Retype all material exactly. Pictures stay out of the copy.
▬▬▬▬▬▬
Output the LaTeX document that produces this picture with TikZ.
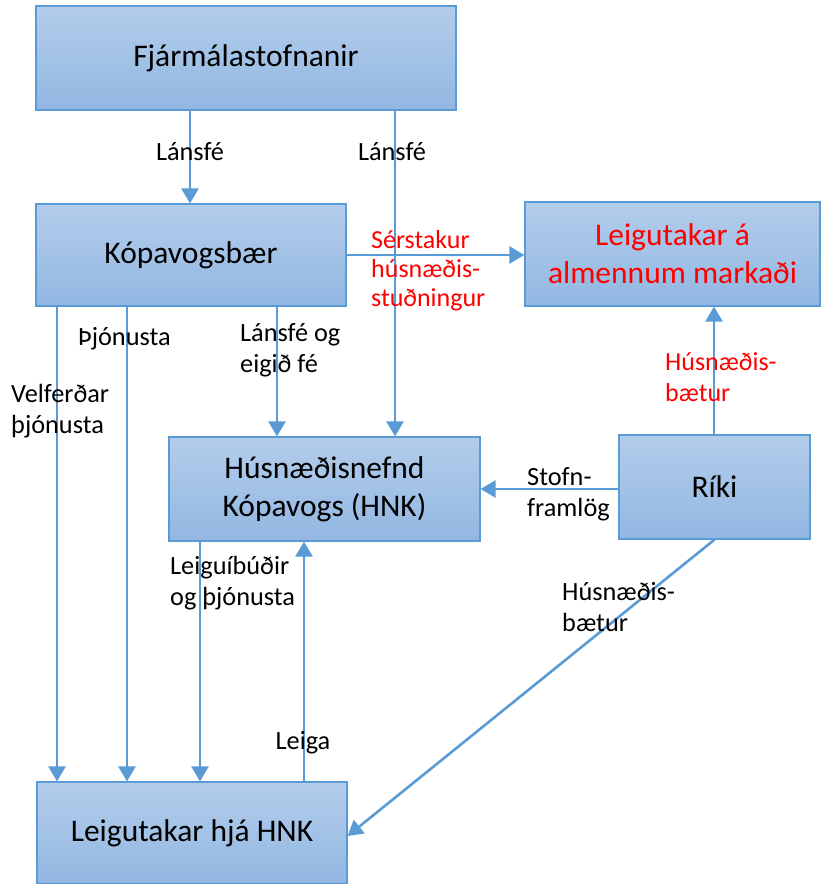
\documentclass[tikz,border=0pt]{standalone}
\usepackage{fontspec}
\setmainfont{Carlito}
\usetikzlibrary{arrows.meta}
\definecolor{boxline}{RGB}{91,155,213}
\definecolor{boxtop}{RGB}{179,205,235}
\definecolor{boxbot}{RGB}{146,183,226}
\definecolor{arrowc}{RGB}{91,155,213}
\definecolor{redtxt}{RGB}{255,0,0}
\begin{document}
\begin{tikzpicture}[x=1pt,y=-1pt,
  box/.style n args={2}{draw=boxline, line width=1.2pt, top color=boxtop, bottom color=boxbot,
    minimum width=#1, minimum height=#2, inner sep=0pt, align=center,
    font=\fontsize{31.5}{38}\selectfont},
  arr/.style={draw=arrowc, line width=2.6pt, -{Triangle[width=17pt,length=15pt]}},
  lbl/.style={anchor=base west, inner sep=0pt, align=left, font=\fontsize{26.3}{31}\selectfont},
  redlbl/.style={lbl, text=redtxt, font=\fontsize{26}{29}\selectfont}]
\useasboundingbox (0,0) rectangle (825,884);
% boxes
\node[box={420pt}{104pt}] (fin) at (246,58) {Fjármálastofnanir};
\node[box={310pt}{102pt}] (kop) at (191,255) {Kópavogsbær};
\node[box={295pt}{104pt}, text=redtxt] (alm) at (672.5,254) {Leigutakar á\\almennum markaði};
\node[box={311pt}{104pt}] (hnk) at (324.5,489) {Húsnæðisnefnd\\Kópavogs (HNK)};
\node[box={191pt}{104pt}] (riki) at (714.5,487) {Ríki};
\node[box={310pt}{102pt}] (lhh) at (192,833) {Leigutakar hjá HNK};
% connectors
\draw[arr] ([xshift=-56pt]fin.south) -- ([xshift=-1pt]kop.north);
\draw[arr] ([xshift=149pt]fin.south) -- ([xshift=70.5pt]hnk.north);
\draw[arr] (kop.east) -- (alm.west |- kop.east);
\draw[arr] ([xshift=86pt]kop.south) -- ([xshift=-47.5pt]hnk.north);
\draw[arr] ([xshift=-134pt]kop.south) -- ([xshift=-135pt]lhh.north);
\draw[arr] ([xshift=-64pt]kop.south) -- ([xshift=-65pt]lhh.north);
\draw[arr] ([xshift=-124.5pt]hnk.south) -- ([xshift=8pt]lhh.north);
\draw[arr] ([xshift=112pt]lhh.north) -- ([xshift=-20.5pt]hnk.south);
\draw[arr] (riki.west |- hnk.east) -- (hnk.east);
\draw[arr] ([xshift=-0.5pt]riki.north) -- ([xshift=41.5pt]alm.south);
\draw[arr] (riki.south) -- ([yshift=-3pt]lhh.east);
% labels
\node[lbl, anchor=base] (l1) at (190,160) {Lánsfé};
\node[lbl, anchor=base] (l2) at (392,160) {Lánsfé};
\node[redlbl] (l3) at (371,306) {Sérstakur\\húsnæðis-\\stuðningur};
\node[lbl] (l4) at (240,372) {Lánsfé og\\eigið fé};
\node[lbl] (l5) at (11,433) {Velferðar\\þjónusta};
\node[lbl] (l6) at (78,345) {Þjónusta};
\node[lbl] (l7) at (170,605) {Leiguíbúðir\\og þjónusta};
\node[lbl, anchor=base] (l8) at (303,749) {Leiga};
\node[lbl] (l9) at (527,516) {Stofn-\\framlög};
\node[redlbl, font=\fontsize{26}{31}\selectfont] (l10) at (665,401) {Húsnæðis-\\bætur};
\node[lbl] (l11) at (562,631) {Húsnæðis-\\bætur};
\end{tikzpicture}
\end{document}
▬▬▬▬▬▬
- [Response]:
Output the LaTeX document that produces this picture with TikZ.
\documentclass[tikz,border=0pt]{standalone}
\usepackage{fontspec}
\setmainfont{Carlito}
\usetikzlibrary{arrows.meta}
\definecolor{boxline}{RGB}{91,155,213}
\definecolor{boxtop}{RGB}{179,205,235}
\definecolor{boxbot}{RGB}{146,183,226}
\definecolor{arrowc}{RGB}{91,155,213}
\definecolor{redtxt}{RGB}{255,0,0}
\begin{document}
\begin{tikzpicture}[x=1pt,y=-1pt,
  box/.style n args={2}{draw=boxline, line width=1.2pt, top color=boxtop, bottom color=boxbot,
    minimum width=#1, minimum height=#2, inner sep=0pt, align=center,
    font=\fontsize{31.5}{38}\selectfont},
  arr/.style={draw=arrowc, line width=2.6pt, -{Triangle[width=17pt,length=15pt]}},
  lbl/.style={anchor=base west, inner sep=0pt, align=left, font=\fontsize{26.3}{31}\selectfont},
  redlbl/.style={lbl, text=redtxt, font=\fontsize{26}{29}\selectfont}]
\useasboundingbox (0,0) rectangle (825,884);
% boxes
\node[box={420pt}{104pt}] (fin) at (246,58) {Fjármálastofnanir};
\node[box={310pt}{102pt}] (kop) at (191,255) {Kópavogsbær};
\node[box={295pt}{104pt}, text=redtxt] (alm) at (672.5,254) {Leigutakar á\\almennum markaði};
\node[box={311pt}{104pt}] (hnk) at (324.5,489) {Húsnæðisnefnd\\Kópavogs (HNK)};
\node[box={191pt}{104pt}] (riki) at (714.5,487) {Ríki};
\node[box={310pt}{102pt}] (lhh) at (192,833) {Leigutakar hjá HNK};
% connectors
\draw[arr] ([xshift=-56pt]fin.south) -- ([xshift=-1pt]kop.north);
\draw[arr] ([xshift=149pt]fin.south) -- ([xshift=70.5pt]hnk.north);
\draw[arr] (kop.east) -- (alm.west |- kop.east);
\draw[arr] ([xshift=86pt]kop.south) -- ([xshift=-47.5pt]hnk.north);
\draw[arr] ([xshift=-134pt]kop.south) -- ([xshift=-135pt]lhh.north);
\draw[arr] ([xshift=-64pt]kop.south) -- ([xshift=-65pt]lhh.north);
\draw[arr] ([xshift=-124.5pt]hnk.south) -- ([xshift=8pt]lhh.north);
\draw[arr] ([xshift=112pt]lhh.north) -- ([xshift=-20.5pt]hnk.south);
\draw[arr] (riki.west |- hnk.east) -- (hnk.east);
\draw[arr] ([xshift=-0.5pt]riki.north) -- ([xshift=41.5pt]alm.south);
\draw[arr] (riki.south) -- ([yshift=-3pt]lhh.east);
% labels
\node[lbl, anchor=base] (l1) at (190,160) {Lánsfé};
\node[lbl, anchor=base] (l2) at (392,160) {Lánsfé};
\node[redlbl] (l3) at (371,306) {Sérstakur\\húsnæðis-\\stuðningur};
\node[lbl] (l4) at (240,372) {Lánsfé og\\eigið fé};
\node[lbl] (l5) at (11,433) {Velferðar\\þjónusta};
\node[lbl] (l6) at (78,345) {Þjónusta};
\node[lbl] (l7) at (170,605) {Leiguíbúðir\\og þjónusta};
\node[lbl, anchor=base] (l8) at (303,749) {Leiga};
\node[lbl] (l9) at (527,516) {Stofn-\\framlög};
\node[redlbl, font=\fontsize{26}{31}\selectfont] (l10) at (665,401) {Húsnæðis-\\bætur};
\node[lbl] (l11) at (562,631) {Húsnæðis-\\bætur};
\end{tikzpicture}
\end{document}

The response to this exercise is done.